Exercise:
From the first line of the data below, repeat each line exactly until you reach the line with "ax = fig.add_axes([148"; include that line too.

[Start]

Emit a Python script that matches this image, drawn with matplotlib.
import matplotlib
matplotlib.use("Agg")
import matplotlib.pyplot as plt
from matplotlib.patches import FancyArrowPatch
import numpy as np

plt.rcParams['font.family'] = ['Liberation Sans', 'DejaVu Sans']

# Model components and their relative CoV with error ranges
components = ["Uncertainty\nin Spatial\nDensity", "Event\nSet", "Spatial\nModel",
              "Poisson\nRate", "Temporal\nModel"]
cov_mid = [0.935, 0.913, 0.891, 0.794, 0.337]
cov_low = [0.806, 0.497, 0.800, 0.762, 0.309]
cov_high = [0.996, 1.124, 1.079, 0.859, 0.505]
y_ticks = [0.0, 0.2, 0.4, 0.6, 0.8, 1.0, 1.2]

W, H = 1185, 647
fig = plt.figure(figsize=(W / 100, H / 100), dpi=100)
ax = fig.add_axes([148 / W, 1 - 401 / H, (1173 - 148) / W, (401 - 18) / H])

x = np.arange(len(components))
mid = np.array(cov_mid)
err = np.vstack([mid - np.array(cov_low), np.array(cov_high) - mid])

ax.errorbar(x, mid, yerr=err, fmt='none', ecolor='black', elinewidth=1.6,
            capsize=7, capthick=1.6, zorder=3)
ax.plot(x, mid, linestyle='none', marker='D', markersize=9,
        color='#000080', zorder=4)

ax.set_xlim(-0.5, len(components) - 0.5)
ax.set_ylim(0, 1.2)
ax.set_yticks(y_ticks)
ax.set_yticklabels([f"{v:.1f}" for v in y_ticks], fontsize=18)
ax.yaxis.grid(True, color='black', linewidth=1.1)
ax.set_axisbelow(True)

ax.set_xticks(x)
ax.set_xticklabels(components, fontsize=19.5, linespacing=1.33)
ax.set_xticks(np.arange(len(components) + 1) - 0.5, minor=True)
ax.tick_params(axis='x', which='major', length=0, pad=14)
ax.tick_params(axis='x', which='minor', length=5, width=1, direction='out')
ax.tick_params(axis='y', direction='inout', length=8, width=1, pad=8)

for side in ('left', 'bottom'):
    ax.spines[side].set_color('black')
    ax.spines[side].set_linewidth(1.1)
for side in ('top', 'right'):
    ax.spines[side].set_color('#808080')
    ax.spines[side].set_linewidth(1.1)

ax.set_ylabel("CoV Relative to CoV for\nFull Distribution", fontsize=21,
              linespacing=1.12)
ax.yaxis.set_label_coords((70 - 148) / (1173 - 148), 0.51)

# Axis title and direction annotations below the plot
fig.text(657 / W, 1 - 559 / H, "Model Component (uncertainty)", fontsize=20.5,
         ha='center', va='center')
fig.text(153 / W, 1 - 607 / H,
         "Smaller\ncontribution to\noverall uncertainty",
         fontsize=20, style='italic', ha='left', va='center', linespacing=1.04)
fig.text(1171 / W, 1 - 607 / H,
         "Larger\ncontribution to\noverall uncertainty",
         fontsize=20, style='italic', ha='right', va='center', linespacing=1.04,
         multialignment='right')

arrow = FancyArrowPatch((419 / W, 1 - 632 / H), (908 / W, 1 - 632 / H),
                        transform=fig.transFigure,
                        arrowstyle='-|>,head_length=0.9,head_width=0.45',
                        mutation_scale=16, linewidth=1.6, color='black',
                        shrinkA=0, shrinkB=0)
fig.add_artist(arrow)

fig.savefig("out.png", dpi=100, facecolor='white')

[End]

Written reply:
Emit a Python script that matches this image, drawn with matplotlib.
import matplotlib
matplotlib.use("Agg")
import matplotlib.pyplot as plt
from matplotlib.patches import FancyArrowPatch
import numpy as np

plt.rcParams['font.family'] = ['Liberation Sans', 'DejaVu Sans']

# Model components and their relative CoV with error ranges
components = ["Uncertainty\nin Spatial\nDensity", "Event\nSet", "Spatial\nModel",
              "Poisson\nRate", "Temporal\nModel"]
cov_mid = [0.935, 0.913, 0.891, 0.794, 0.337]
cov_low = [0.806, 0.497, 0.800, 0.762, 0.309]
cov_high = [0.996, 1.124, 1.079, 0.859, 0.505]
y_ticks = [0.0, 0.2, 0.4, 0.6, 0.8, 1.0, 1.2]

W, H = 1185, 647
fig = plt.figure(figsize=(W / 100, H / 100), dpi=100)
ax = fig.add_axes([148 / W, 1 - 401 / H, (1173 - 148) / W, (401 - 18) / H])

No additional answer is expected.